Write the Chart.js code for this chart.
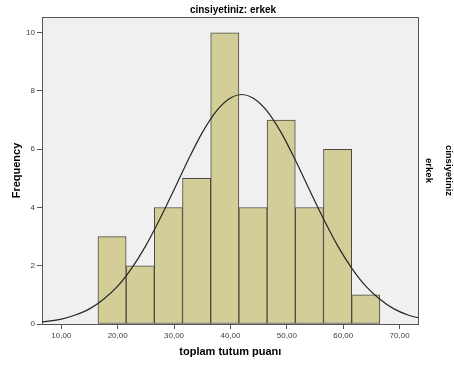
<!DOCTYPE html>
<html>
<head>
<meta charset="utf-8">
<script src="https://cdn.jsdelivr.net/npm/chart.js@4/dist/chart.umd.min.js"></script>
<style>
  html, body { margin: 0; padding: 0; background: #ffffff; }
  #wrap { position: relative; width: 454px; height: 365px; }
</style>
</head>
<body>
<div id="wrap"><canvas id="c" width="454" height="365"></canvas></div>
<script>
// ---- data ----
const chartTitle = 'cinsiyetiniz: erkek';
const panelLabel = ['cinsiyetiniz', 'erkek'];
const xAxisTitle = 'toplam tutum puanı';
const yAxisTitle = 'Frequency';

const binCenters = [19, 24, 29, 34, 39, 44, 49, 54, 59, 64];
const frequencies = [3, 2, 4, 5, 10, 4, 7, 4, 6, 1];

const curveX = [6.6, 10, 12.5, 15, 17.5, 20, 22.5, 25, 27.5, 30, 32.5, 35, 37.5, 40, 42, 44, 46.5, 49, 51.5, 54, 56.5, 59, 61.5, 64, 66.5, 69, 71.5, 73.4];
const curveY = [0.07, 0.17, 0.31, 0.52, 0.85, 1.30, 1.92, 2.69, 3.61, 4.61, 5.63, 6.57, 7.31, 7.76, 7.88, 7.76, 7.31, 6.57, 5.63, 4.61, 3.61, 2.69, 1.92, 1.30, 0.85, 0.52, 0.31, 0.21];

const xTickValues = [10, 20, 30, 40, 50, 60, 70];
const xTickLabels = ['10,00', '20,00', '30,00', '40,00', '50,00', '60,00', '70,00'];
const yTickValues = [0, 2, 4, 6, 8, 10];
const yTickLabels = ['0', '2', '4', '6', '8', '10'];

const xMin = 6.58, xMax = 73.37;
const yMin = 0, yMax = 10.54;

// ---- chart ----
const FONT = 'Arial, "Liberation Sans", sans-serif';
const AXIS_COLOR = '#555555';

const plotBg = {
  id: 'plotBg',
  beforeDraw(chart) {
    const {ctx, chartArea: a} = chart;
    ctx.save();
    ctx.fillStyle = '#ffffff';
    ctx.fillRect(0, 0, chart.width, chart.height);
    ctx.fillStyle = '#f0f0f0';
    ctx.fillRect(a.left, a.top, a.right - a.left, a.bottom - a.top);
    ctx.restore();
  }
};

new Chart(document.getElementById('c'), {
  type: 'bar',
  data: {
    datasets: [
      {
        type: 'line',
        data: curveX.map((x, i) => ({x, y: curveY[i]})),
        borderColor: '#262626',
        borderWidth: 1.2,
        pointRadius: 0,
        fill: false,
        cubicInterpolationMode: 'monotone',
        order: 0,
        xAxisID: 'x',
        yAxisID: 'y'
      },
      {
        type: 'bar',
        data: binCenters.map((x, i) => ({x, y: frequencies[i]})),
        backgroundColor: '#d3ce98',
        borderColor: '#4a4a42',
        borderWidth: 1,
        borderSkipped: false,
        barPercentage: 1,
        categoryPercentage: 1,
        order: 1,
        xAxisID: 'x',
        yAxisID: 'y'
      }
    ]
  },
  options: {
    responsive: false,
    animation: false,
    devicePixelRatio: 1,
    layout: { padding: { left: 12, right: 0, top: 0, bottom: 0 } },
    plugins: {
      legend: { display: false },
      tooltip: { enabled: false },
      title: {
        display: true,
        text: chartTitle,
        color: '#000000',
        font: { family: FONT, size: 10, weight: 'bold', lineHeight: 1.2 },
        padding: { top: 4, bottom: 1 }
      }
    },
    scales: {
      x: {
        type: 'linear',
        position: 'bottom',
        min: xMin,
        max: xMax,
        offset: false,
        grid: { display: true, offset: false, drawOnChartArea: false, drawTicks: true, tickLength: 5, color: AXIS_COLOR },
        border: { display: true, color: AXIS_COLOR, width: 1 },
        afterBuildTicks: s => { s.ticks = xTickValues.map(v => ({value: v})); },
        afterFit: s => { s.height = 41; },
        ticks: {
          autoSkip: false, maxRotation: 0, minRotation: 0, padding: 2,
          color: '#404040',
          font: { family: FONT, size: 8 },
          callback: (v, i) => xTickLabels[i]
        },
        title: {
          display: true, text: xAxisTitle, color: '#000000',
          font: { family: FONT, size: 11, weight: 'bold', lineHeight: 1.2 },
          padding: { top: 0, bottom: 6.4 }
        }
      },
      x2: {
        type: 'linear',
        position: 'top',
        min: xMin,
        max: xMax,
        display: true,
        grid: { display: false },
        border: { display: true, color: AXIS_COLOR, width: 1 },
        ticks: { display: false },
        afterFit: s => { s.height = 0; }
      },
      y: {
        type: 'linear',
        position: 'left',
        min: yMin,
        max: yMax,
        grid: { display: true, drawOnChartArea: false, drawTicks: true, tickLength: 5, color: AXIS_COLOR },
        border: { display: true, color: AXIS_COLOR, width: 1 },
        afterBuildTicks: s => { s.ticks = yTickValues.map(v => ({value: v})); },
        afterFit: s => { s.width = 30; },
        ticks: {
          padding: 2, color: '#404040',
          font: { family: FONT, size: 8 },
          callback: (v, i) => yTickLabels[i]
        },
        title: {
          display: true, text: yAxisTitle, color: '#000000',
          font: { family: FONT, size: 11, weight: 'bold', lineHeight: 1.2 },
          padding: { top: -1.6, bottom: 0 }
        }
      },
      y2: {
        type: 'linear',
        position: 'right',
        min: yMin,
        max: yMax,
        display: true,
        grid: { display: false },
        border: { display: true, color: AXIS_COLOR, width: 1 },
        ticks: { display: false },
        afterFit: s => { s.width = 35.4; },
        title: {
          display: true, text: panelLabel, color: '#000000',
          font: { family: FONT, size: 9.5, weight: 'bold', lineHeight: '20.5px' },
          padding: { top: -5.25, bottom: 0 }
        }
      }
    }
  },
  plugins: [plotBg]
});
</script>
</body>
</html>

--------

■ **What needs to be done**:
Output the lines above in full and exactly as given, omitting any pictures.

■ **Solution for this task**:
Write the Chart.js code for this chart.
<!DOCTYPE html>
<html>
<head>
<meta charset="utf-8">
<script src="https://cdn.jsdelivr.net/npm/chart.js@4/dist/chart.umd.min.js"></script>
<style>
  html, body { margin: 0; padding: 0; background: #ffffff; }
  #wrap { position: relative; width: 454px; height: 365px; }
</style>
</head>
<body>
<div id="wrap"><canvas id="c" width="454" height="365"></canvas></div>
<script>
// ---- data ----
const chartTitle = 'cinsiyetiniz: erkek';
const panelLabel = ['cinsiyetiniz', 'erkek'];
const xAxisTitle = 'toplam tutum puanı';
const yAxisTitle = 'Frequency';

const binCenters = [19, 24, 29, 34, 39, 44, 49, 54, 59, 64];
const frequencies = [3, 2, 4, 5, 10, 4, 7, 4, 6, 1];

const curveX = [6.6, 10, 12.5, 15, 17.5, 20, 22.5, 25, 27.5, 30, 32.5, 35, 37.5, 40, 42, 44, 46.5, 49, 51.5, 54, 56.5, 59, 61.5, 64, 66.5, 69, 71.5, 73.4];
const curveY = [0.07, 0.17, 0.31, 0.52, 0.85, 1.30, 1.92, 2.69, 3.61, 4.61, 5.63, 6.57, 7.31, 7.76, 7.88, 7.76, 7.31, 6.57, 5.63, 4.61, 3.61, 2.69, 1.92, 1.30, 0.85, 0.52, 0.31, 0.21];

const xTickValues = [10, 20, 30, 40, 50, 60, 70];
const xTickLabels = ['10,00', '20,00', '30,00', '40,00', '50,00', '60,00', '70,00'];
const yTickValues = [0, 2, 4, 6, 8, 10];
const yTickLabels = ['0', '2', '4', '6', '8', '10'];

const xMin = 6.58, xMax = 73.37;
const yMin = 0, yMax = 10.54;

// ---- chart ----
const FONT = 'Arial, "Liberation Sans", sans-serif';
const AXIS_COLOR = '#555555';

const plotBg = {
  id: 'plotBg',
  beforeDraw(chart) {
    const {ctx, chartArea: a} = chart;
    ctx.save();
    ctx.fillStyle = '#ffffff';
    ctx.fillRect(0, 0, chart.width, chart.height);
    ctx.fillStyle = '#f0f0f0';
    ctx.fillRect(a.left, a.top, a.right - a.left, a.bottom - a.top);
    ctx.restore();
  }
};

new Chart(document.getElementById('c'), {
  type: 'bar',
  data: {
    datasets: [
      {
        type: 'line',
        data: curveX.map((x, i) => ({x, y: curveY[i]})),
        borderColor: '#262626',
        borderWidth: 1.2,
        pointRadius: 0,
        fill: false,
        cubicInterpolationMode: 'monotone',
        order: 0,
        xAxisID: 'x',
        yAxisID: 'y'
      },
      {
        type: 'bar',
        data: binCenters.map((x, i) => ({x, y: frequencies[i]})),
        backgroundColor: '#d3ce98',
        borderColor: '#4a4a42',
        borderWidth: 1,
        borderSkipped: false,
        barPercentage: 1,
        categoryPercentage: 1,
        order: 1,
        xAxisID: 'x',
        yAxisID: 'y'
      }
    ]
  },
  options: {
    responsive: false,
    animation: false,
    devicePixelRatio: 1,
    layout: { padding: { left: 12, right: 0, top: 0, bottom: 0 } },
    plugins: {
      legend: { display: false },
      tooltip: { enabled: false },
      title: {
        display: true,
        text: chartTitle,
        color: '#000000',
        font: { family: FONT, size: 10, weight: 'bold', lineHeight: 1.2 },
        padding: { top: 4, bottom: 1 }
      }
    },
    scales: {
      x: {
        type: 'linear',
        position: 'bottom',
        min: xMin,
        max: xMax,
        offset: false,
        grid: { display: true, offset: false, drawOnChartArea: false, drawTicks: true, tickLength: 5, color: AXIS_COLOR },
        border: { display: true, color: AXIS_COLOR, width: 1 },
        afterBuildTicks: s => { s.ticks = xTickValues.map(v => ({value: v})); },
        afterFit: s => { s.height = 41; },
        ticks: {
          autoSkip: false, maxRotation: 0, minRotation: 0, padding: 2,
          color: '#404040',
          font: { family: FONT, size: 8 },
          callback: (v, i) => xTickLabels[i]
        },
        title: {
          display: true, text: xAxisTitle, color: '#000000',
          font: { family: FONT, size: 11, weight: 'bold', lineHeight: 1.2 },
          padding: { top: 0, bottom: 6.4 }
        }
      },
      x2: {
        type: 'linear',
        position: 'top',
        min: xMin,
        max: xMax,
        display: true,
        grid: { display: false },
        border: { display: true, color: AXIS_COLOR, width: 1 },
        ticks: { display: false },
        afterFit: s => { s.height = 0; }
      },
      y: {
        type: 'linear',
        position: 'left',
        min: yMin,
        max: yMax,
        grid: { display: true, drawOnChartArea: false, drawTicks: true, tickLength: 5, color: AXIS_COLOR },
        border: { display: true, color: AXIS_COLOR, width: 1 },
        afterBuildTicks: s => { s.ticks = yTickValues.map(v => ({value: v})); },
        afterFit: s => { s.width = 30; },
        ticks: {
          padding: 2, color: '#404040',
          font: { family: FONT, size: 8 },
          callback: (v, i) => yTickLabels[i]
        },
        title: {
          display: true, text: yAxisTitle, color: '#000000',
          font: { family: FONT, size: 11, weight: 'bold', lineHeight: 1.2 },
          padding: { top: -1.6, bottom: 0 }
        }
      },
      y2: {
        type: 'linear',
        position: 'right',
        min: yMin,
        max: yMax,
        display: true,
        grid: { display: false },
        border: { display: true, color: AXIS_COLOR, width: 1 },
        ticks: { display: false },
        afterFit: s => { s.width = 35.4; },
        title: {
          display: true, text: panelLabel, color: '#000000',
          font: { family: FONT, size: 9.5, weight: 'bold', lineHeight: '20.5px' },
          padding: { top: -5.25, bottom: 0 }
        }
      }
    }
  },
  plugins: [plotBg]
});
</script>
</body>
</html>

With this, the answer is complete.